Mary E. Marlowe v. IDS Property Casualty Insurance Company

SHIRLEY S. ABRAHAMSON, C.J.

¶ 61. {concurring). I agree with the majority opinion's conclusion that Wis. Stat. § 788.07 sets forth a narrow scope of discovery for arbitration proceedings in the absence of an explicit, specific, and clearly drafted arbitration clause to the contrary.

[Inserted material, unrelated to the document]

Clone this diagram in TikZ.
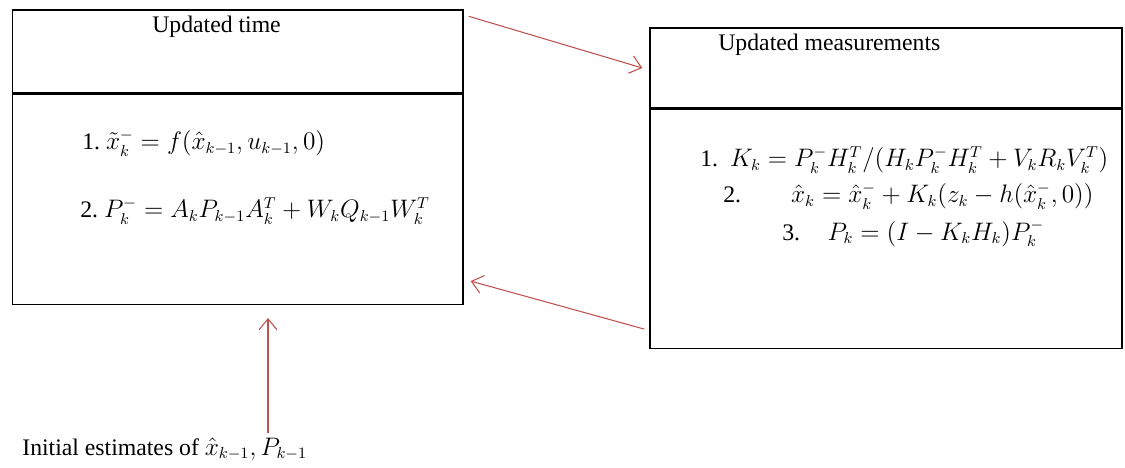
\documentclass[tikz,border=0pt]{standalone}
\usepackage{amsmath}
\usepackage{fontspec}
\setmainfont{Liberation Serif}
\usepackage{tikz}
\usetikzlibrary{arrows.meta,positioning,calc}
\definecolor{arrowred}{RGB}{192,80,77}

\begin{document}
\begin{tikzpicture}[
    part/.style={rectangle, draw, thick, inner sep=0pt},
    title/.style={inner sep=0pt, font=\fontsize{13.5}{16}\selectfont},
    eq/.style={anchor=base west, inner sep=0pt, font=\fontsize{13.5}{16}\selectfont},
    arrow/.style={-{Straight Barb[length=2.2mm,width=3.6mm]}, semithick, arrowred}
]
\useasboundingbox (0,0) rectangle (22.5,-9.36);
% time update
\node[part, minimum width=9.01cm, minimum height=1.66cm] (thead) at (4.755,-1.03) {};
\node[part, minimum width=9.01cm, minimum height=4.2cm, below=0pt of thead] (tbody) {};
\node[title] (ttitle) at (4.33,-0.54) {Updated time};
\node[eq] (teq1) at (1.64,-3.0) {1.\ $\tilde{x}_k^- = f(\hat{x}_{k-1},u_{k-1},0)$};
\node[eq] (teq2) at (1.6,-4.36) {2.\ $P_k^- = A_kP_{k-1}A_k^T + W_kQ_{k-1}W_k^T$};

% measurement update
\node[part, minimum width=9.44cm, minimum height=1.6cm] (mhead) at (17.72,-1.36) {};
\node[part, minimum width=9.44cm, minimum height=4.78cm, below=0pt of mhead] (mbody) {};
\node[title, anchor=west] (mtitle) at (14.36,-0.9) {Updated measurements};
\node[eq] (meq1) at (14.0,-3.34) {1.\enspace $K_k = P_k^-H_k^T/(H_kP_k^-H_k^T+V_kR_kV_k^T)$};
\node[eq] (meq2) at (14.46,-4.06) {2.\hspace{1.0cm}$\hat{x}_k = \hat{x}_k^- + K_k(z_k - h(\hat{x}_k^-,0))$};
\node[eq] (meq3) at (15.64,-4.8) {3.\hspace{0.55cm}$P_k = (I - K_kH_k)P_k^-$};

% initial values
\node[eq] (init) at (0.44,-9.1) {Initial estimates of $\hat{x}_{k-1},P_{k-1}$};
\coordinate (tip) at (5.36,-6.36);

\draw[arrow] ($(init.north -| tip)+(0,0.08)$) -- (tip);
\draw[arrow] ($(thead.north east)+(0.1,-0.14)$) -- ($(mhead.west)+(-0.14,0.0)$);
\draw[arrow] ($(mbody.south west)+(-0.1,0.4)$) -- ($(tbody.south east)+(0.14,0.48)$);
\end{tikzpicture}
\end{document}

¶ 62. I also agree with the majority opinion's conclusion that parties to an arbitration can seek *499judicial intervention prior to the arbitrators' rendering an award only under special circumstances. These special circumstances are variously described in the majority opinion as "unusual circumstances," "compelling reason(s)," circumstances that "subject the aggrieved party to irreparable harm," "urgent or potentially irreparably prejudicial matters that demand the immediate attention of the courts," "especially urgent" circumstances, and circumstances that pose a "threat of irreparable harm." Majority op., ¶¶ 2, 20, 21, 60.

¶ 63. The majority then applies this rule to the present case and concludes that the Marlowes' action in the circuit court (and here) was premature because "no unusual circumstances justified an interlocutory appeal." Majority op., ¶¶ 2, 11, 22, 60.

¶ 64. Indeed, the majority goes so far as to say that the Marlowes did not suggest that the discovery dispute at arbitration was unusual in such a way as to justify intermediate intervention by the circuit court. Majority op., ¶ 21. On the contrary, the Marlowes made the logical and convincing argument that the arbitration panel's erroneous grant of broad discovery subjected them to the full-blown, time-consuming and costly burdens of litigation without the benefit of a jury trial and without an adequate remedy.

¶ 65. The majority decides at ¶ 21 that the Marlowes' judicial action is premature. As a matter of logic, the opinion should end there. Surprisingly, it does not. It goes on for another 39 paragraphs grappling with numerous issues, some briefed and some not briefed.

¶ 66. The majority opinion's reasoning is internally inconsistent. Or, as the majority opinion prefers to put it, it "seems at first blush incongruous" to hold that Marlowe's court action is premature and no relief *500should be granted and then to give Marlowe the relief requested. Majority op., ¶ 22.

¶ 67. The inconsistency, or if you prefer, the "incongruity at first," second, or third blush, is evident because the reasons the majority uses to justify its deciding the substantive discovery issue also justify judicial intervention by the circuit court according to the rule set forth in the majority opinion: the case presents "special circumstances," "unusual or especially urgent circumstances," and "compelling reasons."

¶ 68. And what are the special, unusual or especially urgent circumstances or compelling reasons the majority gives for deciding the substantive issue in this premature action? To use the majority opinion's own words, if we did not decide this issue,

we would allow an erroneous rule to retain the force of law, not only in this case, but in all others. Moreover, further delay of the issue's ultimate resolution would impede even further the efficient disposition the parties bargained for by agreeing to arbitration. Lastly, we will be required to answer the important question presented by the discovery dispute sooner or later. It would only frustrate judicial economy were we to unnecessarily put the question off for another day, particularly when we would thereby cause arbitration in this case to proceed under the wrong statute in violation of a clear legislative dictate.

Majority op., ¶ 22 (emphasis added).

¶ 69. Prohibiting the Marlowes from obtaining immediate judicial intervention at the circuit court on a clearly erroneous arbitration decision relating to discovery, to use the words of the majority opinion, "would allow an erroneous rule" to have the force of law in the Marlowes' case; would cause "further delay of the issue's ultimate resolution"; "would impede even further the *501efficient disposition the parties bargained for by agreeing to arbitration"; "would frustrate judicial economy"; and would "cause arbitration ... to proceed under the wrong statute in violation of a clear legislative dictate." Furthermore, the circuit court "will be required to answer the important question presented by the discovery dispute sooner or later." Majority op., ¶ 22.

¶ 70. For the very reasoning and analysis set forth in the majority opinion, I conclude that the Marlowe matter presents special circumstances and that the adjudication was not premature at the circuit court or here.

¶ 71. For the reasons set forth, I write separately.

¶ 72. I am authorized to state that Justice ANN WALSH BRADLEY joins this opinion.